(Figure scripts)
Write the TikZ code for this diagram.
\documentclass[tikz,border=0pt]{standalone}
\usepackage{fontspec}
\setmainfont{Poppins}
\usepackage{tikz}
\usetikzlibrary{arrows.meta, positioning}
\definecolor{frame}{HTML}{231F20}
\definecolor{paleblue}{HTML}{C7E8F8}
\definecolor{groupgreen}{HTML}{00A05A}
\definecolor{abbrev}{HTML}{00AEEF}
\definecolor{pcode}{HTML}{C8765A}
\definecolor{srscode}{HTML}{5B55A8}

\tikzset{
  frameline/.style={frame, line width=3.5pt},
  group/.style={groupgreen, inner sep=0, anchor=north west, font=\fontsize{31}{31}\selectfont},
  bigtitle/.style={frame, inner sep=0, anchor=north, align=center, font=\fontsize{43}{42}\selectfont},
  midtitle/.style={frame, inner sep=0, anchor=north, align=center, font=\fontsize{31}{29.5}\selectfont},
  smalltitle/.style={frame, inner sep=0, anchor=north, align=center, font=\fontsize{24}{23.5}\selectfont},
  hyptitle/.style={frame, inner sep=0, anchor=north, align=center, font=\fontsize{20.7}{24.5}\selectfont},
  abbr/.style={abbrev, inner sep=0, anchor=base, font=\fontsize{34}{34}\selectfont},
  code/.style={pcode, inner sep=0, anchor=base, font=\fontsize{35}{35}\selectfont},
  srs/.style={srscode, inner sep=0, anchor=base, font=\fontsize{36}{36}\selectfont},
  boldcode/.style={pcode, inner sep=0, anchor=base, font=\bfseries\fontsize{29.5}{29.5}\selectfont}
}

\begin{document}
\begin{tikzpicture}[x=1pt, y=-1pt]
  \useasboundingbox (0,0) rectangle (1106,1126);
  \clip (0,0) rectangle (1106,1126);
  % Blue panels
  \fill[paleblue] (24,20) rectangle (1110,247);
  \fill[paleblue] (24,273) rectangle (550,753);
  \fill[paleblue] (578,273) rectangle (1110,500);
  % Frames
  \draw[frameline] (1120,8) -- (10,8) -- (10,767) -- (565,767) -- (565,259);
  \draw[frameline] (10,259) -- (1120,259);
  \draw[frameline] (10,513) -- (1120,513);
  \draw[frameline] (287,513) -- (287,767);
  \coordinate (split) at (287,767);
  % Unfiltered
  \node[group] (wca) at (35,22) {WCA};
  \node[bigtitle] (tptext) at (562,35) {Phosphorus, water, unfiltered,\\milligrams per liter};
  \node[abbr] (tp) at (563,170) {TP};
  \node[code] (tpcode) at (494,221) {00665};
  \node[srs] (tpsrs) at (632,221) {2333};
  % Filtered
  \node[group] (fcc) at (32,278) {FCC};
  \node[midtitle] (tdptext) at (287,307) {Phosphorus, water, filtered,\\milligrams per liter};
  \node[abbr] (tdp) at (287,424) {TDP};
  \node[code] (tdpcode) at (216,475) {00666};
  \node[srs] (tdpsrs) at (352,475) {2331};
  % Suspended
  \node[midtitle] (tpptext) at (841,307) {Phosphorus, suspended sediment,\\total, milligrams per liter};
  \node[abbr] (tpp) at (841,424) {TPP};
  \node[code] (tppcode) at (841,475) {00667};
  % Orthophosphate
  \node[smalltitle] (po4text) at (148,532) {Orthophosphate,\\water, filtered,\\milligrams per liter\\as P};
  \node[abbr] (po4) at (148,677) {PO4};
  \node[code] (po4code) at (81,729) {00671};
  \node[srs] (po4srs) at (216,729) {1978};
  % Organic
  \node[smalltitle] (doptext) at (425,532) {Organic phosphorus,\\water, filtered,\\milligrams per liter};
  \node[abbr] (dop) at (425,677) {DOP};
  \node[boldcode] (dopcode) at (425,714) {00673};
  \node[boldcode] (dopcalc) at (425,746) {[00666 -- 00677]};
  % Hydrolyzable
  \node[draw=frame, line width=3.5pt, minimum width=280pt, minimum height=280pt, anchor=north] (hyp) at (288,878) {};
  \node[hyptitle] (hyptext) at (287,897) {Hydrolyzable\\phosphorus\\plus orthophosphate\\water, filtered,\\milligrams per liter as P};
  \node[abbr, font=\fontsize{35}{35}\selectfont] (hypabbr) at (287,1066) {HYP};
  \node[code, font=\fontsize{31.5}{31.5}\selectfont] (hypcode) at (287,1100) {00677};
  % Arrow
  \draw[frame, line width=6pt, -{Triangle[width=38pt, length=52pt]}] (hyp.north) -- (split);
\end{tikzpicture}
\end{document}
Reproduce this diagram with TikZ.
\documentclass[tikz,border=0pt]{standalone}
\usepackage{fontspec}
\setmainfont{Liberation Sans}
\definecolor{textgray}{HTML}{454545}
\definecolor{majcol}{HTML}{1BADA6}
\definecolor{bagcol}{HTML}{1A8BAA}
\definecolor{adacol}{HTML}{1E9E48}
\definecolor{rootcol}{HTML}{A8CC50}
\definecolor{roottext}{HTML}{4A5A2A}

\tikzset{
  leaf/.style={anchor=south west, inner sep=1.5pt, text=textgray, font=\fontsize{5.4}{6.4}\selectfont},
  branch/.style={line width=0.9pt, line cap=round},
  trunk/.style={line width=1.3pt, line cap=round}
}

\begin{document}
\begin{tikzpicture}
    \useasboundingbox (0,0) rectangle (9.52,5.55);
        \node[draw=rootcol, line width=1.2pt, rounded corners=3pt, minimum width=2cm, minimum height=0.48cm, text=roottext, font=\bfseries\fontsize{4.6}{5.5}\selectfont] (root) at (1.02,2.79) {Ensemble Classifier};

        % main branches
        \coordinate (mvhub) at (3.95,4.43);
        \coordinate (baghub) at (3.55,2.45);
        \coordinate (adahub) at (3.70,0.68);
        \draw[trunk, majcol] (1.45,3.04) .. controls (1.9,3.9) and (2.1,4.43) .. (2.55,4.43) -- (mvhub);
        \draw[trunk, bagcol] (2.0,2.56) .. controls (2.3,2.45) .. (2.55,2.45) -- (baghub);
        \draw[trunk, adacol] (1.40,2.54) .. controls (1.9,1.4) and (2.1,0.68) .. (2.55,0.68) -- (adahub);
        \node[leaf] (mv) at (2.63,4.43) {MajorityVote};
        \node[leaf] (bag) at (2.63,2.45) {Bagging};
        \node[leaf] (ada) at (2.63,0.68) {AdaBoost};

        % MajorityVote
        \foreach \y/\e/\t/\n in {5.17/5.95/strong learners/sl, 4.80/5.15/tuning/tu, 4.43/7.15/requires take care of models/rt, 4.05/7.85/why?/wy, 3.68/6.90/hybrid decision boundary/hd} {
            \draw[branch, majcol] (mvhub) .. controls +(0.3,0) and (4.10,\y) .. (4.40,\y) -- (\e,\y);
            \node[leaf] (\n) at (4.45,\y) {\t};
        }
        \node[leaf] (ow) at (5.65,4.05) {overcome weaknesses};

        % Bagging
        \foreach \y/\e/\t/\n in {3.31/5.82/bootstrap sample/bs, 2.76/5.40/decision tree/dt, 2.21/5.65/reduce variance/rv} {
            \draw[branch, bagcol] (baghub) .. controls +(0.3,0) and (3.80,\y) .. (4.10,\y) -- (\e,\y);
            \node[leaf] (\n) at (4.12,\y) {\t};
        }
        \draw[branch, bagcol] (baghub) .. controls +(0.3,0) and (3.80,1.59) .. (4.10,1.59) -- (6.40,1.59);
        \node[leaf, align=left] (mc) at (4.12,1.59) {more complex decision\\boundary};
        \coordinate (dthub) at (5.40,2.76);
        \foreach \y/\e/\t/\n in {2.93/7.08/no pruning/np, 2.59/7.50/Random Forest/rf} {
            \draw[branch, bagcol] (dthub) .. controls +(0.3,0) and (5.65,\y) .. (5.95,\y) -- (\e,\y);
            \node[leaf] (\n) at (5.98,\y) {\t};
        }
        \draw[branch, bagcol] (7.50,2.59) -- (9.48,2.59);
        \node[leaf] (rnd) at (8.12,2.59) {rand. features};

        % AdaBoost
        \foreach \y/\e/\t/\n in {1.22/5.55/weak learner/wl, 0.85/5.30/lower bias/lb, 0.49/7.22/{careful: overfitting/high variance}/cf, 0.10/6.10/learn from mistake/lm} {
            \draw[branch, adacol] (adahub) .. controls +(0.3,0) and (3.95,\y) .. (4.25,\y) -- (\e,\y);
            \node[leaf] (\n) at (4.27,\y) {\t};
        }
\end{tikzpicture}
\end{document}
* * *
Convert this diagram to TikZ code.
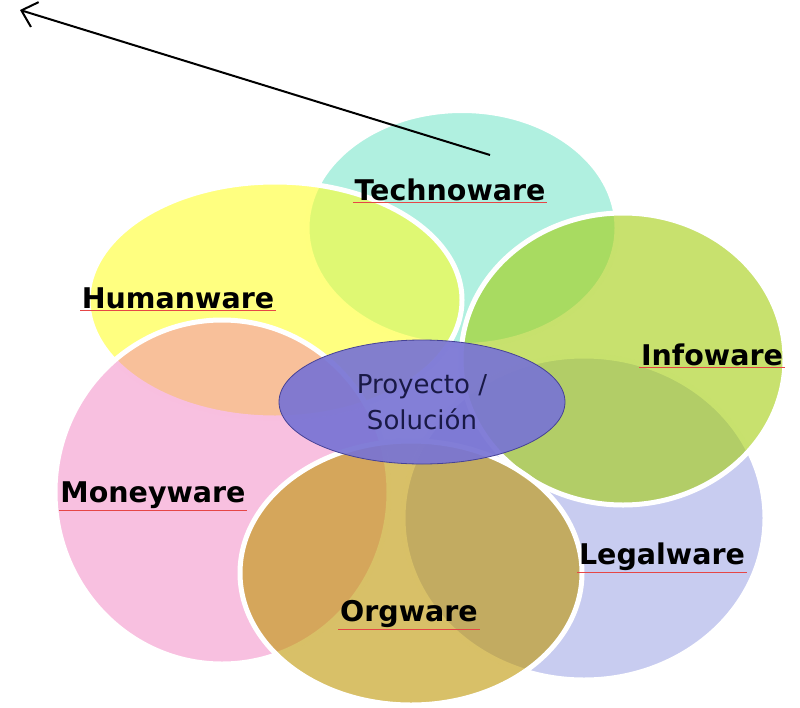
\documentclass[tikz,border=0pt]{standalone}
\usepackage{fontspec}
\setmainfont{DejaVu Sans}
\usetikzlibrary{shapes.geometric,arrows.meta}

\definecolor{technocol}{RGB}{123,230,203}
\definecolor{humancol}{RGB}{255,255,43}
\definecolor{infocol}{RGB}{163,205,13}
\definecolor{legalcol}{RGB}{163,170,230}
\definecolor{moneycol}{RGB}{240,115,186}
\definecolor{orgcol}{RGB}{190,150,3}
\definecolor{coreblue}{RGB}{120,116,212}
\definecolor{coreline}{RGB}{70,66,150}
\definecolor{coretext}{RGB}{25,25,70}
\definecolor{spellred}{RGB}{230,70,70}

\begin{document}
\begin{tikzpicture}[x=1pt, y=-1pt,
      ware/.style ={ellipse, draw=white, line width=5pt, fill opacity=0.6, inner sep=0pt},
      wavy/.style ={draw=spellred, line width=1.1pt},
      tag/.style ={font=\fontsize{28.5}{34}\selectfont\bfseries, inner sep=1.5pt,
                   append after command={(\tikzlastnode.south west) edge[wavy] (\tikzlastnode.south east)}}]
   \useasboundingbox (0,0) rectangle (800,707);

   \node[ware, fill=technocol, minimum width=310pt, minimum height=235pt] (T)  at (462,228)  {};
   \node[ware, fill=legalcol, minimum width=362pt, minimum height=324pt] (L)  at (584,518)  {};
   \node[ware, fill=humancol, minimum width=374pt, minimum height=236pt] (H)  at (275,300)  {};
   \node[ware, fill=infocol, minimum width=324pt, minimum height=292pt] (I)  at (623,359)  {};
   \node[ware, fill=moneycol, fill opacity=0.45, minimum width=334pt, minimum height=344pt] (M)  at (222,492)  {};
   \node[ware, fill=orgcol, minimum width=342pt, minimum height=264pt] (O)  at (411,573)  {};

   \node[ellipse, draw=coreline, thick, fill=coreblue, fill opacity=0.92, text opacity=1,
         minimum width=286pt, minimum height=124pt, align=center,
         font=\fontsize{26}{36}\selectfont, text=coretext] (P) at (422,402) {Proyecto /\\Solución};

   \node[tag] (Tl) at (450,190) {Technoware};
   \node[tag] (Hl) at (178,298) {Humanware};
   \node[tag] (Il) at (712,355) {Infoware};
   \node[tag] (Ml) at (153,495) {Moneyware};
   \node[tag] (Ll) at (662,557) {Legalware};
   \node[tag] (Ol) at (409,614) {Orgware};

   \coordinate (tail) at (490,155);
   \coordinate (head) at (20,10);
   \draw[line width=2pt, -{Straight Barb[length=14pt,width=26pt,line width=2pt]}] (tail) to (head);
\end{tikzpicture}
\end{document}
==
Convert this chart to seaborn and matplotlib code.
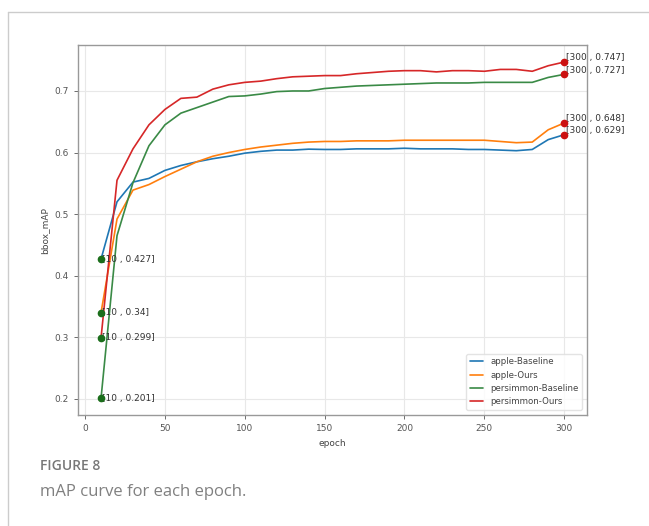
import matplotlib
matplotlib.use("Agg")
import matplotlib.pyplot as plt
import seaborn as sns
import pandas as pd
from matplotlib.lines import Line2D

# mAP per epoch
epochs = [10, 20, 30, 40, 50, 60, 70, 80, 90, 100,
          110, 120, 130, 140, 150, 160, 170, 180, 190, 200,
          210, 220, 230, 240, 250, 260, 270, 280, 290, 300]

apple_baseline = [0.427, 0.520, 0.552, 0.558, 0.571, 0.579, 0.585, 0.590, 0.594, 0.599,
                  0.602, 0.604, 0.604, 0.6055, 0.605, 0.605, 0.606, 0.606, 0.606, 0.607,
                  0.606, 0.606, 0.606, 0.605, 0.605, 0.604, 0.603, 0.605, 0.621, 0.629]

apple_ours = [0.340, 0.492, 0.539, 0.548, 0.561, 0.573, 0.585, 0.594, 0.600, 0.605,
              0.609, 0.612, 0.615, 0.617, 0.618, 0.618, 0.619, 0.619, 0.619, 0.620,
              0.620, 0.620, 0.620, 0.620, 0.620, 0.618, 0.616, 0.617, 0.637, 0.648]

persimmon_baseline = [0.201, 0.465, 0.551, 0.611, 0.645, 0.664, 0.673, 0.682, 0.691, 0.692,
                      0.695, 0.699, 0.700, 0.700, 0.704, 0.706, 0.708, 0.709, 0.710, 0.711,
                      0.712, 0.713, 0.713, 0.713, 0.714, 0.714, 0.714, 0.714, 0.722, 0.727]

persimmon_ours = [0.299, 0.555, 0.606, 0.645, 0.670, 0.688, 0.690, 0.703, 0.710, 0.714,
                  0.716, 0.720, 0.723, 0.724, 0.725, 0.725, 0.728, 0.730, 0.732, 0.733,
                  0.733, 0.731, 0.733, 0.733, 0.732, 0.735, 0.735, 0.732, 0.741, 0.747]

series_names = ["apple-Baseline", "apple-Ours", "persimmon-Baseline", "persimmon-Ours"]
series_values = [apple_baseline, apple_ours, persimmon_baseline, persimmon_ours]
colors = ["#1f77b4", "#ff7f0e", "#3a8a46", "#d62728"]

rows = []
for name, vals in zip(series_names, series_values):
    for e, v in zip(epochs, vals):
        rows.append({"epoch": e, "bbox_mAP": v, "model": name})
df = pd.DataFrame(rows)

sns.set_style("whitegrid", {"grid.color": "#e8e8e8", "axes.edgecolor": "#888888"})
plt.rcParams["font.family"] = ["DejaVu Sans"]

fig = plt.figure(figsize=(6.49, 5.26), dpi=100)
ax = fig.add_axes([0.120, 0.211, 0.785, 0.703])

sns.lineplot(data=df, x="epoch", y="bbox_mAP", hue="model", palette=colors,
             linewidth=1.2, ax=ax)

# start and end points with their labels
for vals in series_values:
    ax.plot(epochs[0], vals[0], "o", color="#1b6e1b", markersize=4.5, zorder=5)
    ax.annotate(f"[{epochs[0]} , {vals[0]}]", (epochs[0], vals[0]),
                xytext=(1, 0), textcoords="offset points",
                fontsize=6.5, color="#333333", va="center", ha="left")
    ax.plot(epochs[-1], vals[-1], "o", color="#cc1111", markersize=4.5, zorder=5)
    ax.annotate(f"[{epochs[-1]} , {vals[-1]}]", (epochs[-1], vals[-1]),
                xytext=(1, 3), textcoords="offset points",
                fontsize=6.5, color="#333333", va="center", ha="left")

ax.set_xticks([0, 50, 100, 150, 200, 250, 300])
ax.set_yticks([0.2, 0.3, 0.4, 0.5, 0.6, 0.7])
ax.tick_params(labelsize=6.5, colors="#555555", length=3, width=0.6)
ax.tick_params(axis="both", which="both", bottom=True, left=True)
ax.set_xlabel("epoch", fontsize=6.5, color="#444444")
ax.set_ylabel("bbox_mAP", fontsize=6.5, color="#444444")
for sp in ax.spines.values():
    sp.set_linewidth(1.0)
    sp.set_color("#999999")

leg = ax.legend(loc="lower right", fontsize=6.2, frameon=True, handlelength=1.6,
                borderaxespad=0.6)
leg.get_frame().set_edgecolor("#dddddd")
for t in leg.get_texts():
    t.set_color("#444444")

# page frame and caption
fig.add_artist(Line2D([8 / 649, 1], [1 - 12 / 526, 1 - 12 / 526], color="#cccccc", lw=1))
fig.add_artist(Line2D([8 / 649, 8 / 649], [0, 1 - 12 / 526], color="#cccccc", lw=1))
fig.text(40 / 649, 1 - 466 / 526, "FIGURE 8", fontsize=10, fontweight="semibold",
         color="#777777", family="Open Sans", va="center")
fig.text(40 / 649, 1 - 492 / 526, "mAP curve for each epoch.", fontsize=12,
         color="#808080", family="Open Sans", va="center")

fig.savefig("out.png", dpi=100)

:: Exercise ::
Only the lines between the one with "Convert this chart" and the one with "0.605, 0.621, 0.629]", those two included, get copied from the material above. Keep it exact and free of pictures.

:: Solution ::
Convert this chart to seaborn and matplotlib code.
import matplotlib
matplotlib.use("Agg")
import matplotlib.pyplot as plt
import seaborn as sns
import pandas as pd
from matplotlib.lines import Line2D

# mAP per epoch
epochs = [10, 20, 30, 40, 50, 60, 70, 80, 90, 100,
          110, 120, 130, 140, 150, 160, 170, 180, 190, 200,
          210, 220, 230, 240, 250, 260, 270, 280, 290, 300]

apple_baseline = [0.427, 0.520, 0.552, 0.558, 0.571, 0.579, 0.585, 0.590, 0.594, 0.599,
                  0.602, 0.604, 0.604, 0.6055, 0.605, 0.605, 0.606, 0.606, 0.606, 0.607,
                  0.606, 0.606, 0.606, 0.605, 0.605, 0.604, 0.603, 0.605, 0.621, 0.629]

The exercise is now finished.